19 thoughts on “Lab-Grown Meat”

  1. I could see using lab-grown ground beef as taco filling or something, but by the time there are acceptable lab grown steaks, your meat-faber will be able to output a live cow.

    1. Why build a whole cow that you need to feed and kill and which you’ll only eat part of, if you can just print the steaks and milk?

      How many green fields do you think we’ll have on the Moon for our Moon cows?

      1. I think we can be confident a faber that can print a live cow will also be able to print a cow habitat. Right after it prints out that slave-girl I mentioned. Let’s keep our priorities straight. Also livestock is self-preserving to a degree (I better leave it at that; may ability to become vulgar is second to none). There also may be religious issues here. Is a printed steak kosher or is it treif?

  2. If they cannot grow artificial meat without FBS it is very unlikely that their efforts will be completed with a commercial product, due to the cost (serum is sold at around $ 1,200 /L) and because the “meat” produced would not be free from animal slaughter.

    It could be good for space people because transporting FBS is easier than a herd of cow. It could be good for Earth people if cheap enough cause it makes the most out of one cow. But this movement to stop eating meat or farming cattle is insane.

    Remember a year or so ago, when a famous vegan chef told the public he had been looking into the benefits that our hoofed friends provide the environment and that it made sense to eat their meat? People freaked but when people rationally examine the situation, the benefits are undeniable both to humans and to the environment.

  3. Cattle convert inedible grass into tasty, tasty meat and if not fed grain produce it with a healthy ratio of omega3 to omega6, which I suspect would be difficult to ensure in vat beef.

    With all the life support and micronutrient issues for vat meat, the quality and cost will remain abysmal for a long time to come.

    1. This was another Arthur C. Clarke prophesy that worked out just as well as his myriad other prognostications. About the only thing he got right was geostationary orbit, though even then it was to be dominated by Chinese Communists broadcasting porn to the West.

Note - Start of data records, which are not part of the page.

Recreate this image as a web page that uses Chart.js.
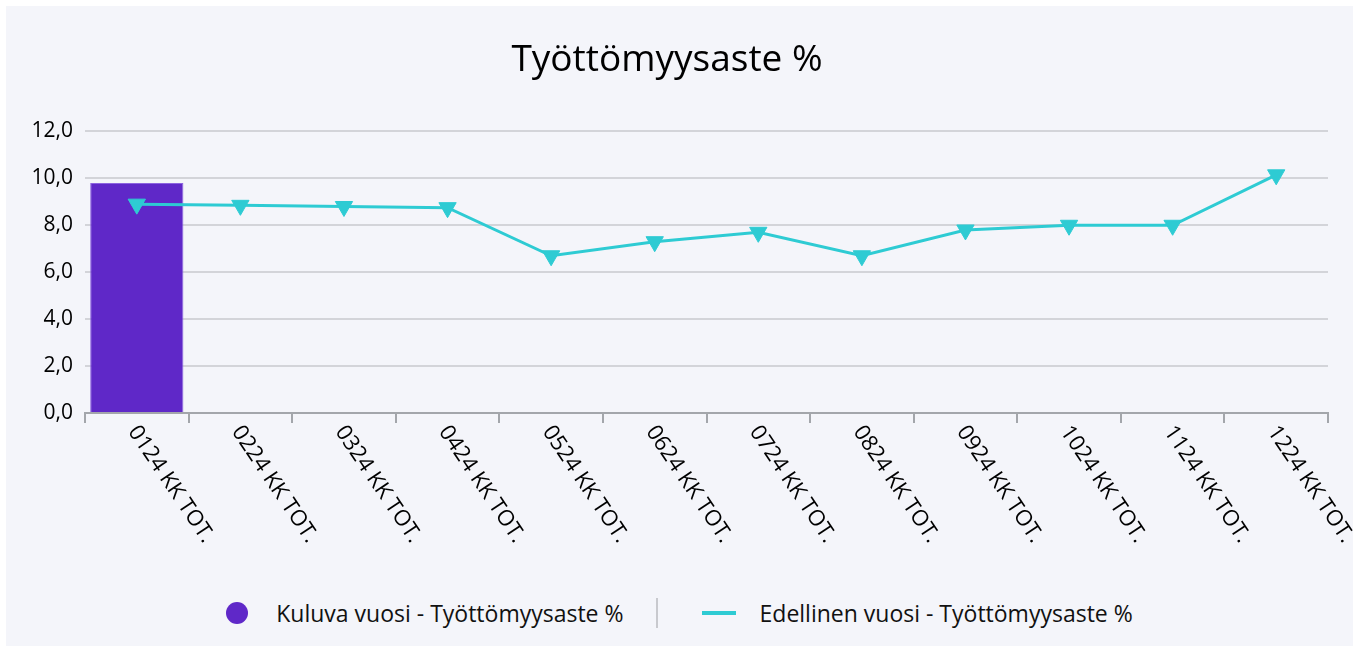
<!DOCTYPE html>
<html lang="fi">
<head>
<meta charset="utf-8">
<title>Työttömyysaste %</title>
<script src="https://cdn.jsdelivr.net/npm/chart.js@4.4.1/dist/chart.umd.min.js"></script>
<style>
  html, body { margin: 0; padding: 0; background: #ffffff; }
  #panel {
    position: absolute; left: 6px; top: 6px; width: 1347px; height: 640px;
    background: #f4f5fa; font-family: "Open Sans", sans-serif;
  }
  #chartBox { position: absolute; left: 0; top: 0; width: 1347px; height: 580px; }
  #legend {
    position: absolute; left: 0; top: 589px; width: 1347px; height: 36px;
    display: flex; align-items: center; justify-content: center;
    font-size: 23px; color: #111;
  }
  .item { display: flex; align-items: center; }
  .dot { width: 22px; height: 22px; border-radius: 50%; background: #5f28c8; margin-right: 28px; }
  .dash { width: 34px; height: 4px; background: #2ecbd3; margin-right: 24px; }
  .sep { width: 2px; height: 30px; background: #c8c9ce; margin: 0 44px 0 32px; }
</style>
</head>
<body>
<div id="panel">
  <div id="chartBox"><canvas id="unemploymentChart"></canvas></div>
  <div id="legend">
    <div class="item"><span class="dot"></span><span>Kuluva vuosi - Työttömyysaste %</span></div>
    <span class="sep"></span>
    <div class="item"><span class="dash"></span><span>Edellinen vuosi - Työttömyysaste %</span></div>
  </div>
</div>
<script>
const months = ['0124 KK TOT.', '0224 KK TOT.', '0324 KK TOT.', '0424 KK TOT.', '0524 KK TOT.', '0624 KK TOT.',
  '0724 KK TOT.', '0824 KK TOT.', '0924 KK TOT.', '1024 KK TOT.', '1124 KK TOT.', '1224 KK TOT.'];
const currentYear = [9.8, null, null, null, null, null, null, null, null, null, null, null];
const previousYear = [8.9, 8.85, 8.8, 8.75, 6.7, 7.3, 7.7, 6.7, 7.8, 8.0, 8.0, 10.15];
const yTicks = [0, 2, 4, 6, 8, 10, 12];

// x labels run downwards to the right, which Chart.js can't do on its own
const slantedLabels = {
  id: 'slantedLabels',
  afterDraw(chart) {
    const xs = chart.scales.x;
    const ctx = chart.ctx;
    ctx.save();
    ctx.font = '22px "Open Sans"';
    ctx.fillStyle = '#000';
    ctx.textAlign = 'left';
    ctx.textBaseline = 'middle';
    months.forEach((label, i) => {
      ctx.save();
      ctx.translate(xs.getPixelForValue(i) - 4, xs.top + 15);
      ctx.rotate(56 * Math.PI / 180);
      ctx.fillText(label, 0, 0);
      ctx.restore();
    });
    ctx.restore();
  }
};

window.addEventListener('DOMContentLoaded', () => {
  const ctx = document.getElementById('unemploymentChart');
  new Chart(ctx, {
    data: {
      labels: months,
      datasets: [
        {
          type: 'line',
          label: 'Edellinen vuosi - Työttömyysaste %',
          data: previousYear,
          borderColor: '#2ecbd3',
          backgroundColor: '#2ecbd3',
          borderWidth: 3,
          tension: 0,
          pointStyle: 'triangle',
          rotation: 180,
          pointRadius: 10,
          pointBorderWidth: 1,
          order: 0
        },
        {
          type: 'bar',
          label: 'Kuluva vuosi - Työttömyysaste %',
          data: currentYear,
          backgroundColor: '#5f28c8',
          borderColor: '#8c63e0',
          borderWidth: 1,
          barPercentage: 0.9,
          categoryPercentage: 1,
          order: 1
        }
      ]
    },
    options: {
      responsive: true,
      maintainAspectRatio: false,
      animation: false,
      layout: { padding: { right: 25, left: 0, bottom: 0 } },
      plugins: {
        legend: { display: false },
        tooltip: { enabled: false },
        title: {
          display: true,
          text: 'Työttömyysaste %',
          color: '#000',
          font: { family: '"Open Sans"', size: 37, weight: 'normal', lineHeight: 1.2 },
          padding: { top: 32, bottom: 49 }
        }
      },
      scales: {
        x: {
          offset: true,
          grid: { drawOnChartArea: false, drawTicks: true, tickLength: 10, color: '#a3a6ab', lineWidth: 2, offset: true },
          border: { display: true, color: '#a3a6ab', width: 2 },
          ticks: { display: false },
          afterFit(scale) { scale.height = 173; }
        },
        y: {
          min: 0,
          max: 12,
          afterBuildTicks(scale) { scale.ticks = yTicks.map(v => ({ value: v })); },
          grid: { color: '#d3d4d9', lineWidth: 2, drawTicks: false },
          border: { display: false },
          ticks: {
            color: '#000',
            padding: 12,
            font: { family: '"Open Sans"', size: 21 },
            callback: (v) => v.toFixed(1).replace('.', ',')
          },
          afterFit(scale) { scale.width = 79; }
        }
      }
    },
    plugins: [slantedLabels]
  });
});
</script>
</body>
</html>
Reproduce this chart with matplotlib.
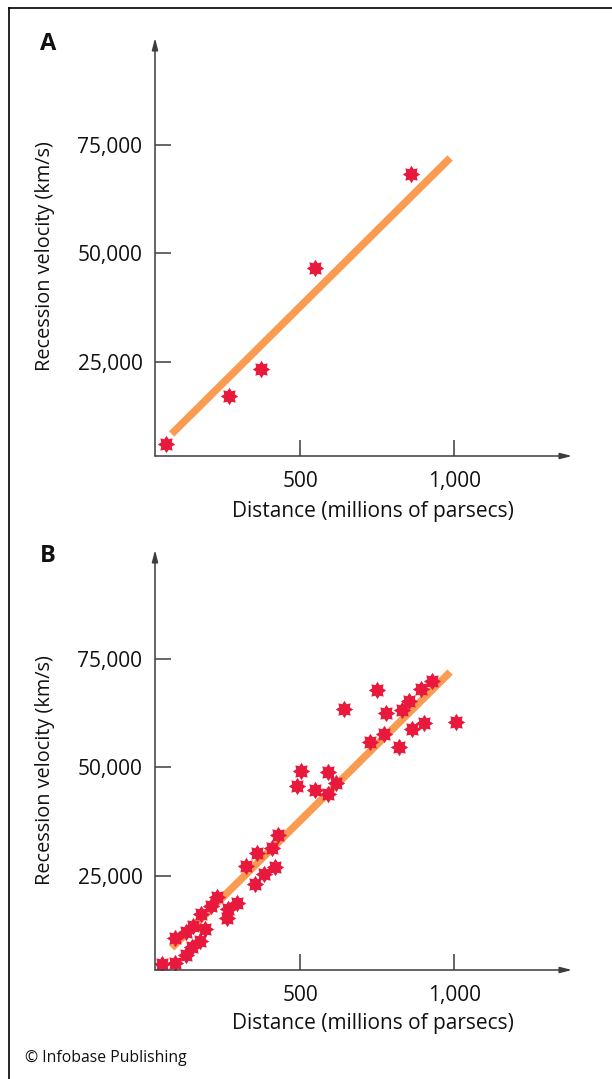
import numpy as np
import matplotlib.pyplot as plt
from matplotlib.path import Path
from matplotlib.lines import Line2D
from matplotlib.ticker import FuncFormatter

plt.rcParams['font.family'] = ['Open Sans', 'DejaVu Sans']

# panel A: a handful of galaxies
dist_a = [66, 270, 374, 548, 859]
vel_a = [5900, 17150, 23300, 46500, 68250]

# panel B: many galaxies
dist_b = [52, 96, 95, 131, 132, 150, 154, 175, 192, 180, 212, 231, 264, 268,
          295, 325, 354, 362, 383, 408, 419, 430, 491, 502, 549, 589, 592, 617,
          643, 727, 749, 773, 779, 822, 830, 854, 862, 891, 903, 929, 1006]
vel_b = [4700, 4850, 10550, 6600, 12080, 8400, 13300, 9950, 12620, 16150,
         17900, 20000, 15250, 17230, 18620, 27300, 23150, 30300, 25300, 31320,
         27070, 34390, 45770, 49160, 44770, 43850, 48860, 46460, 63400, 55780,
         67850, 57630, 62620, 54770, 63240, 65390, 58780, 68010, 60310, 70000,
         60400]

# fitted line (same in both panels)
fit_d = [84, 986]
fit_v = [8300, 72000]

x_ticks = [500, 1000]
y_ticks = [25000, 50000, 75000]

star = Path.unit_regular_star(8, innerCircle=0.66)
red = '#E8193D'
orange = '#F99C52'
axcol = '#3c3c3c'
txt = '#111111'

W, H = 612, 1079
fig = plt.figure(figsize=(W / 100, H / 100), dpi=100)


def panel(top, bottom, ytop, dist, vel, letter, ylab_y, xlab_y):
    ax = fig.add_axes([155 / W, 1 - bottom / H, (572 - 155) / W, (bottom - top) / H])
    ax.plot(fit_d, fit_v, color=orange, lw=5.4, solid_capstyle='butt', zorder=2)
    ax.plot(dist, vel, ls='none', marker=star, ms=12.5, color=red,
            markeredgewidth=0, zorder=3)
    ax.set_xlim(30, 1381)
    ax.set_ylim(3200, ytop)
    for s in ax.spines.values():
        s.set_visible(False)
    for xy in [(0, 1), (1, 0)]:
        ax.annotate('', xy=xy, xytext=(0, 0), xycoords='axes fraction',
                    arrowprops=dict(arrowstyle='-|>,head_length=0.7,head_width=0.18',
                                    color=axcol, lw=1.1, shrinkA=0, shrinkB=0))
    ax.set_xticks(x_ticks)
    ax.set_yticks(y_ticks)
    fmt = FuncFormatter(lambda v, p: f'{v:,.0f}')
    ax.xaxis.set_major_formatter(fmt)
    ax.yaxis.set_major_formatter(fmt)
    ax.tick_params(direction='in', length=11.5, width=1.1, color=axcol,
                   labelsize=15, labelcolor=txt)
    ax.tick_params(axis='y', pad=9)
    ax.tick_params(axis='x', pad=11)
    fig.text(45 / W, 1 - ylab_y / H, 'Recession velocity (km/s)', rotation=90,
             ha='center', va='center', fontsize=14.3, color=txt)
    fig.text(373 / W, 1 - xlab_y / H, 'Distance (millions of parsecs)',
             ha='center', va='center', fontsize=15, color=txt)
    fig.text(48 / W, 1 - (top + 6) / H, letter, ha='center', va='center',
             fontsize=17, fontweight='bold', color=txt)
    return ax


panel(38, 456, 99700, dist_a, vel_a, 'A', 256, 511)
panel(550, 970, 100200, dist_b, vel_b, 'B', 770, 1023)

fig.text(25 / W, 1 - 1058 / H, '\u00a9 Infobase Publishing', ha='left',
         va='center', fontsize=11.3, color=txt)

# frame lines at top and left
fig.add_artist(Line2D([9 / W, 9 / W], [0, 1 - 8 / H], color='black', lw=1.2))
fig.add_artist(Line2D([9 / W, 1], [1 - 8 / H, 1 - 8 / H], color='black', lw=1.2))

fig.savefig('out.png', dpi=100)
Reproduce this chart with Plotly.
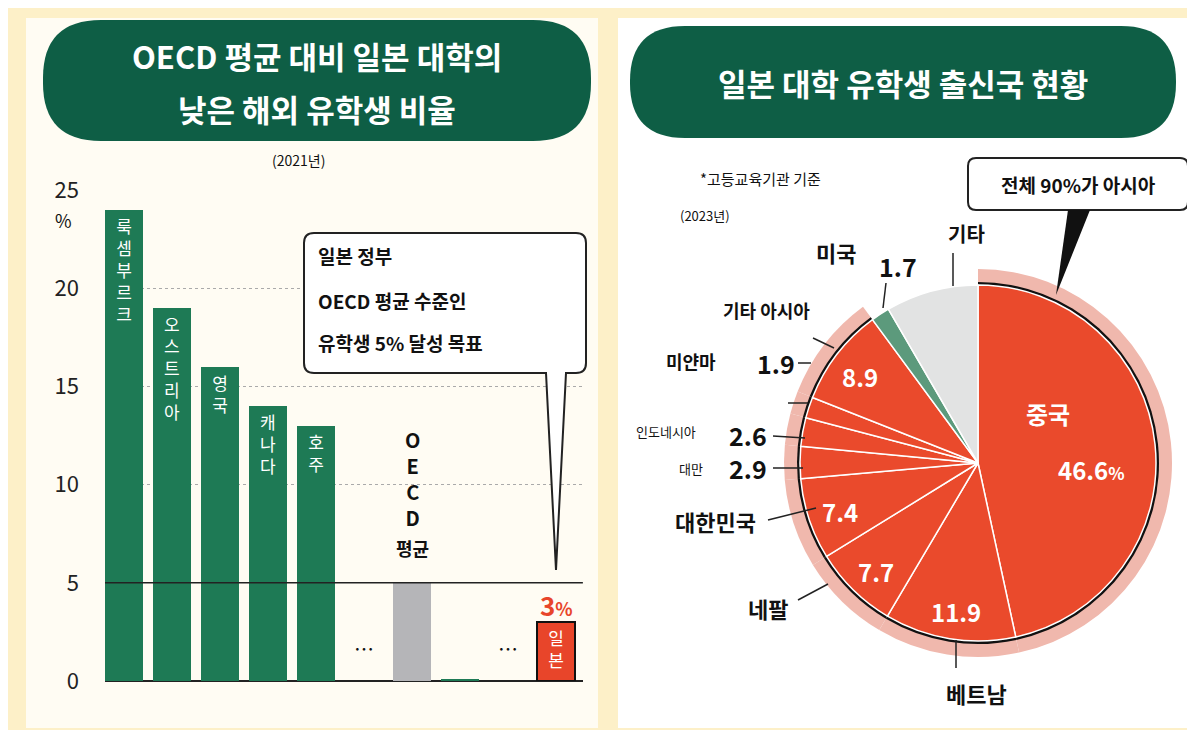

  4. For an initial lunar or Martian habitat, I think that algae-fed fish and egg-laying chickens would be the easiest forms of meat to be grown. It has been suggested that small pigs would also work. Their smell means that they would need their own separate habitats though. When considering the living volumes, the quantity of grains, or the shipping costs needed I’m not so sure that beef would be on the initial menu. Substitutes such as lab-grown beef or soy-based analogues might make more sense.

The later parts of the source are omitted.